Luke 24:10-11
To have a new life, we need a new story.
The distressed women who go to Jesus’ tomb early on Easter, before they know it is Easter, return to Jesus’ other friends as delighted preachers of the resurrection. They went to the tomb to do grief work; they return home to do gospel work, telling their hope-against-hope story: he isn’t dead and sealed-up in a tomb—he’s alive and free.
The apostles (the male leaders among Jesus’ followers) scoff at them. The men regard their account as an idle tale, as nonsense born of despair and delusion. Like many men of their time (and, sadly, more than a few in ours), they tended to discredit what women said, especially if the women presumed to challenge or teach them. So, chauvinism was in play in their skepticism about the women’s story.

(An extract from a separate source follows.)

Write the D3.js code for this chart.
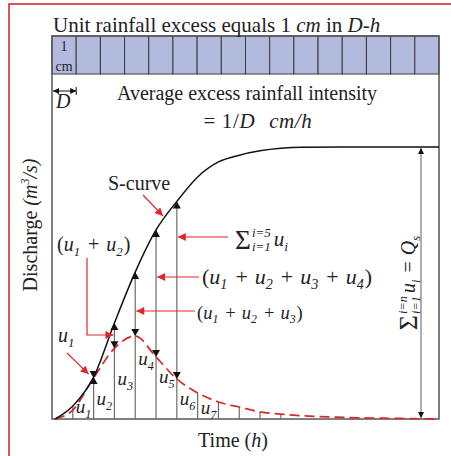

I think there’s something else too: the story seems impossible because, strictly speaking, it’s irrational to believe that a dead person doesn’t stay dead.

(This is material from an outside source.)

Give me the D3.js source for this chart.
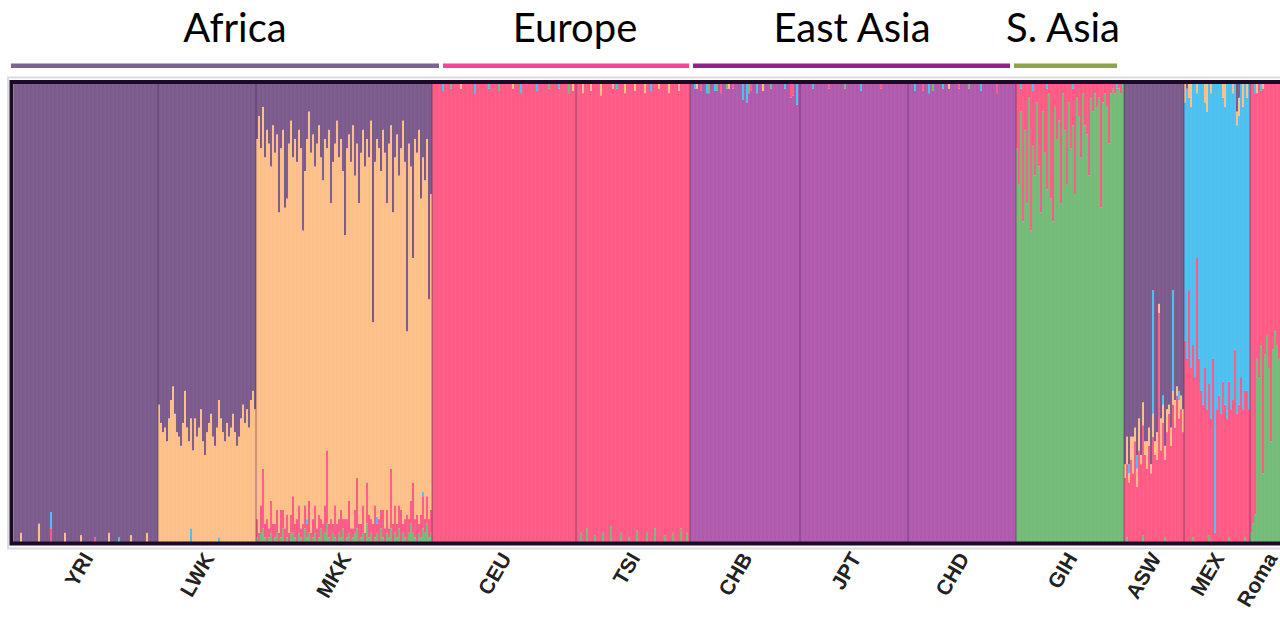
<!DOCTYPE html>
<html>
<head>
<meta charset="utf-8">
<script src="https://cdn.jsdelivr.net/npm/d3@7"></script>
<style>
  html, body { margin: 0; padding: 0; background: #ffffff; }
  svg { display: block; }
</style>
</head>
<body>
<svg id="chart" width="1280" height="620"></svg>
<script>
// ---------------- DATA ----------------
const components = ["purple", "orange", "pink", "magenta", "green", "blue"];
const compColors = ["#7b5a8c", "#fdbf88", "#fd5b86", "#b05aae", "#74bb78", "#4cc0ee"];

const popNames = ["YRI", "LWK", "MKK", "CEU", "TSI", "CHB", "JPT", "CHD", "GIH", "ASW", "MEX", "Roma"];
const popSizes = [72, 49, 88, 72, 57, 55, 54, 54, 54, 30, 33, 20];

const regionNames = ["Africa", "Europe", "East Asia", "S. Asia"];
const regionColors = ["#7a6590", "#f6439a", "#93228f", "#8da44b"];
const regionFrom = [-1.5, 214.5, 339.5, 500];   // in individual units
const regionTo = [212.5, 337.5, 498, 551.5];
const regionLabelAt = [110.5, 280.5, 419, 524.5];

// sparse lists: [individual index, proportion]
const yriOrange = [[3,0.02],[12,0.04],[25,0.02],[33,0.015],[47,0.02],[58,0.015],[66,0.02]];
const yriPink = [[18,0.03],[40,0.01]];
const yriBlue = [[18,0.035],[52,0.01]];

const lwkOrange = [0.30,0.26,0.24,0.25,0.22,0.27,0.31,0.34,0.28,0.24,
                   0.23,0.21,0.26,0.33,0.25,0.22,0.24,0.20,0.27,0.23,
                   0.25,0.29,0.22,0.19,0.24,0.26,0.28,0.23,0.21,0.25,
                   0.30,0.27,0.24,0.22,0.26,0.23,0.25,0.28,0.24,0.21,
                   0.23,0.27,0.30,0.26,0.29,0.25,0.31,0.33,0.29];
const lwkBlue = [[16,0.03],[30,0.01]];

const mkkPurple = [0.12,0.07,0.14,0.05,0.16,0.10,0.13,0.18,0.09,0.15,
                   0.11,0.28,0.14,0.10,0.27,0.25,0.13,0.08,0.16,0.12,
                   0.17,0.10,0.14,0.32,0.19,0.12,0.06,0.15,0.11,0.18,
                   0.13,0.09,0.16,0.21,0.12,0.14,0.10,0.26,0.17,0.13,
                   0.08,0.16,0.12,0.19,0.33,0.14,0.11,0.17,0.09,0.20,
                   0.13,0.26,0.15,0.10,0.18,0.12,0.16,0.08,0.52,0.17,
                   0.12,0.14,0.19,0.10,0.15,0.26,0.13,0.09,0.28,0.16,
                   0.11,0.20,0.14,0.08,0.17,0.54,0.13,0.18,0.38,0.12,
                   0.15,0.10,0.25,0.16,0.21,0.12,0.47,0.24];
const mkkPink = [0.04,0.02,0.06,0.13,0.03,0.05,0.02,0.07,0.04,0.03,
                 0.05,0.02,0.06,0.04,0.03,0.05,0.02,0.04,0.08,0.03,
                 0.05,0.06,0.02,0.04,0.05,0.03,0.07,0.02,0.04,0.06,
                 0.03,0.05,0.02,0.04,0.06,0.16,0.03,0.05,0.02,0.07,
                 0.04,0.03,0.06,0.02,0.05,0.04,0.07,0.03,0.02,0.05,
                 0.11,0.04,0.03,0.06,0.02,0.09,0.05,0.03,0.04,0.07,
                 0.02,0.05,0.04,0.06,0.03,0.05,0.02,0.13,0.04,0.06,
                 0.03,0.05,0.07,0.02,0.04,0.06,0.03,0.05,0.11,0.04,
                 0.06,0.02,0.05,0.07,0.03,0.06,0.04,0.05];
const mkkGreen = [0.01,0.00,0.02,0.03,0.01,0.00,0.01,0.02,0.00,0.01,
                  0.02,0.00,0.01,0.03,0.00,0.01,0.00,0.02,0.02,0.01,
                  0.00,0.02,0.01,0.00,0.03,0.01,0.02,0.00,0.01,0.02,
                  0.00,0.01,0.03,0.00,0.02,0.04,0.01,0.00,0.02,0.01,
                  0.00,0.02,0.01,0.03,0.00,0.01,0.02,0.00,0.01,0.02,
                  0.03,0.00,0.01,0.02,0.00,0.04,0.01,0.02,0.00,0.01,
                  0.02,0.00,0.03,0.01,0.00,0.02,0.01,0.03,0.00,0.02,
                  0.01,0.03,0.00,0.02,0.01,0.00,0.02,0.04,0.02,0.01,
                  0.00,0.02,0.01,0.03,0.02,0.04,0.01,0.02];
const mkkBlue = [[25,0.01],[60,0.015],[83,0.01]];

const ceuBlue = [[5,0.015],[21,0.02],[28,0.01],[44,0.02],[52,0.015],[63,0.01]];
const ceuGreen = [[9,0.01],[33,0.015],[58,0.01],[68,0.02]];
const ceuOrange = [[14,0.01],[40,0.01],[70,0.015]];

const tsiGreen = [[2,0.02],[5,0.03],[9,0.015],[13,0.02],[17,0.035],[22,0.02],[26,0.01],[30,0.025],
                  [35,0.02],[39,0.03],[44,0.015],[48,0.02],[52,0.03],[55,0.02]];
const tsiOrange = [[3,0.02],[7,0.015],[12,0.025],[18,0.01],[24,0.02],[29,0.015],[34,0.02],[41,0.01],[46,0.02],[51,0.015]];
const tsiBlue = [[20,0.01],[37,0.015]];

const chbBlue = [[2,0.01],[8,0.02],[12,0.015],[26,0.035],[28,0.04],[33,0.02],[47,0.01],[53,0.045]];
const chbPink = [[5,0.015],[15,0.02],[21,0.01],[30,0.015],[50,0.03],[51,0.025]];
const chbGreen = [[9,0.02],[13,0.015],[18,0.01],[29,0.02],[40,0.01]];
const chbOrange = [[3,0.01],[19,0.01],[36,0.015]];

const jptBlue = [[6,0.01],[30,0.015]];
const jptPink = [[14,0.01],[40,0.01]];
const jptGreen = [[22,0.01]];

const chdBlue = [[3,0.015],[10,0.02],[17,0.01],[36,0.015]];
const chdPink = [[7,0.015],[25,0.01],[44,0.02]];
const chdGreen = [[12,0.015],[30,0.01]];
const chdOrange = [[20,0.01]];

const gihPink = [0.14,0.22,0.05,0.30,0.10,0.26,0.03,0.32,0.12,0.20,
                 0.04,0.18,0.28,0.06,0.15,0.22,0.02,0.25,0.30,0.05,
                 0.12,0.08,0.26,0.02,0.10,0.22,0.04,0.14,0.08,0.24,
                 0.03,0.07,0.16,0.02,0.09,0.11,0.20,0.03,0.06,0.02,
                 0.05,0.03,0.27,0.04,0.02,0.05,0.13,0.02,0.01,0.02,
                 0.00,0.01,0.02,0.00];
const gihBlue = [[2,0.01],[8,0.015],[15,0.01],[28,0.01],[50,0.01]];

const aswPink = [0.14,0.16,0.13,0.18,0.15,0.22,0.12,0.20,0.17,0.24,
                 0.19,0.16,0.21,0.15,0.23,0.19,0.18,0.50,0.20,0.26,
                 0.17,0.24,0.28,0.21,0.30,0.25,0.32,0.27,0.29,0.24];
const aswOrange = [0.03,0.06,0.02,0.05,0.08,0.03,0.04,0.07,0.02,0.05,
                   0.03,0.06,0.04,0.02,0.05,0.03,0.06,0.02,0.07,0.04,
                   0.03,0.05,0.02,0.04,0.03,0.06,0.02,0.04,0.03,0.05];
const aswBlue = [[2,0.02],[6,0.03],[14,0.27],[19,0.02],[24,0.22],[27,0.02]];
const aswGreen = [[1,0.01],[9,0.015],[20,0.01]];

const mexPink = [0.44,0.40,0.55,0.38,0.42,0.36,0.62,0.40,
                 0.33,0.30,0.38,0.29,0.33,0.27,0.40,0.02,0.29,0.32,0.28,0.35,
                 0.30,0.27,0.34,0.29,0.31,0.42,0.28,0.30,0.36,0.29,0.32,0.33,0.29];
const mexOrange = [[0,0.04],[2,0.03],[3,0.05],[6,0.02],[10,0.04],[11,0.06],[13,0.02],[19,0.03],
                   [20,0.05],[24,0.02],[26,0.03],[27,0.04],[29,0.05],[31,0.03]];
const mexPurple = [[1,0.01],[26,0.06],[27,0.03]];
const mexGreen = [[4,0.01],[12,0.015],[22,0.01],[30,0.01]];

const romaGreen = [0.02,0.04,0.06,0.40,0.36,0.43,0.15,0.41,0.45,0.38,
                   0.22,0.42,0.46,0.43,0.40,0.44,0.41,0.38,0.43,0.40];
const romaBlue = [[2,0.02],[5,0.015]];
const romaOrange = [[3,0.02],[6,0.01]];

// layer order (bottom -> top) per population; "main" fills the remainder
const popLayers = [
  [["orange", yriOrange], ["pink", yriPink], ["blue", yriBlue], ["purple", "main"]],
  [["blue", lwkBlue], ["orange", lwkOrange], ["purple", "main"]],
  [["green", mkkGreen], ["pink", mkkPink], ["blue", mkkBlue], ["orange", "main"], ["purple", mkkPurple]],
  [["pink", "main"], ["orange", ceuOrange], ["green", ceuGreen], ["blue", ceuBlue]],
  [["green", tsiGreen], ["pink", "main"], ["orange", tsiOrange], ["blue", tsiBlue]],
  [["magenta", "main"], ["green", chbGreen], ["pink", chbPink], ["orange", chbOrange], ["blue", chbBlue]],
  [["magenta", "main"], ["green", jptGreen], ["pink", jptPink], ["blue", jptBlue]],
  [["magenta", "main"], ["green", chdGreen], ["pink", chdPink], ["orange", chdOrange], ["blue", chdBlue]],
  [["green", "main"], ["pink", gihPink], ["blue", gihBlue]],
  [["green", aswGreen], ["pink", aswPink], ["orange", aswOrange], ["blue", aswBlue], ["purple", "main"]],
  [["green", mexGreen], ["pink", mexPink], ["blue", "main"], ["orange", mexOrange], ["purple", mexPurple]],
  [["green", romaGreen], ["pink", "main"], ["blue", romaBlue], ["orange", romaOrange]]
];

// ---------------- BUILD TABLE ----------------
function valueAt(spec, i) {
  if (spec.length && Array.isArray(spec[0])) {
    const hit = spec.find(p => p[0] === i);
    return hit ? hit[1] : 0;
  }
  return spec[i] || 0;
}

const segments = [];
const popStart = [];
let gi = 0;
popNames.forEach((pop, p) => {
  popStart.push(gi);
  for (let k = 0; k < popSizes[p]; k++) {
    const layers = popLayers[p];
    let others = 0;
    layers.forEach(([c, spec]) => { if (spec !== "main") others += valueAt(spec, k); });
    let acc = 0;
    layers.forEach(([c, spec]) => {
      const v = spec === "main" ? Math.max(0, 1 - others) : valueAt(spec, k);
      if (v > 0) {
        segments.push({ ind: gi, comp: c, y0: acc, y1: acc + v, odd: k % 2 });
        acc += v;
      }
    });
    gi++;
  }
});
const N = gi;

// ---------------- DRAW ----------------
const svg = d3.select("#chart");
const x = d3.scaleLinear().domain([0, N]).range([14, 14 + 2 * N]);
const y = d3.scaleLinear().domain([0, 1]).range([542, 84]);
const color = d3.scaleOrdinal().domain(components).range(compColors);

// region headers
const regG = svg.append("g");
regionNames.forEach((r, i) => {
  regG.append("rect")
    .attr("x", x(regionFrom[i]))
    .attr("y", 63.5)
    .attr("width", x(regionTo[i]) - x(regionFrom[i]))
    .attr("height", 4.5)
    .attr("fill", regionColors[i]);
  regG.append("text")
    .attr("x", x(regionLabelAt[i]))
    .attr("y", 42)
    .attr("text-anchor", "middle")
    .attr("font-family", "Lato, 'Open Sans', sans-serif")
    .attr("font-size", 40)
    .attr("fill", "#000")
    .text(r);
});

// shadow + plot
svg.append("rect")
  .attr("x", x(0) - 6).attr("y", 77.5)
  .attr("width", 2 * N + 20).attr("height", 548.5 - 77.5)
  .attr("fill", "none").attr("stroke", "#dcdcdc").attr("stroke-width", 2);

const plot = svg.append("g");
plot.selectAll("rect.seg")
  .data(segments)
  .join("rect")
  .attr("class", "seg")
  .attr("x", d => x(d.ind))
  .attr("width", d => x(d.ind + 1) - x(d.ind) + 0.4)
  .attr("y", d => y(d.y1))
  .attr("height", d => Math.max(0, y(d.y0) - y(d.y1)))
  .attr("fill", d => color(d.comp))
  .attr("fill-opacity", d => d.odd ? 0.97 : 1);

// population dividers
plot.selectAll("line.div")
  .data(popStart.slice(1))
  .join("line")
  .attr("class", "div")
  .attr("x1", d => x(d)).attr("x2", d => x(d))
  .attr("y1", y(1)).attr("y2", y(0))
  .attr("stroke", "#4a2a55").attr("stroke-opacity", 0.55).attr("stroke-width", 1);

// frame
svg.append("rect")
  .attr("x", x(0) - 2.5).attr("y", 82)
  .attr("width", 2 * N + 10).attr("height", 543.5 - 82)
  .attr("fill", "none").attr("stroke", "#1b0a26").attr("stroke-width", 4);

// population labels
const lab = svg.append("g");
popNames.forEach((p, i) => {
  const cx = x(popStart[i] + popSizes[i] / 2) + 8;
  lab.append("text")
    .attr("transform", `translate(${cx},558) rotate(-60)`)
    .attr("text-anchor", "end")
    .attr("font-family", "'Liberation Sans', Arial, sans-serif")
    .attr("font-weight", "bold")
    .attr("font-size", 21)
    .attr("fill", "#222")
    .text(p);
});
</script>
</body>
</html>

Jesus’ resurrection is the center of a counter-story, an account of how things really are that overturns our usual understandings and assumptions. The Jesus story claims that life is stronger than death. Abundance overwhelms scarcity. Humility is strength. The rejected are welcome, the outcasts are included, the last are first, and the lost are found. Love is more powerful than fear.
The Jesus story is more beautiful and more liberating than the stories our culture tells us. Just because it seems impossible doesn’t mean it is impossible. There’s a part of us, I’m convinced, that yearns for it not to be a too-good-to-be-true story. We can follow that yearning. If we will, we will learn for ourselves—for the first time or again—that the Jesus story is true, the truest and best story we have.

Consider
What stories do I tell myself that keep me from experiencing the beauty, power, and hope of the Jesus story?
Pray
Living Jesus, heal my fears and tame my skepticism so that I may trust that faith, hope, and love are real, true, and endure forever. Amen.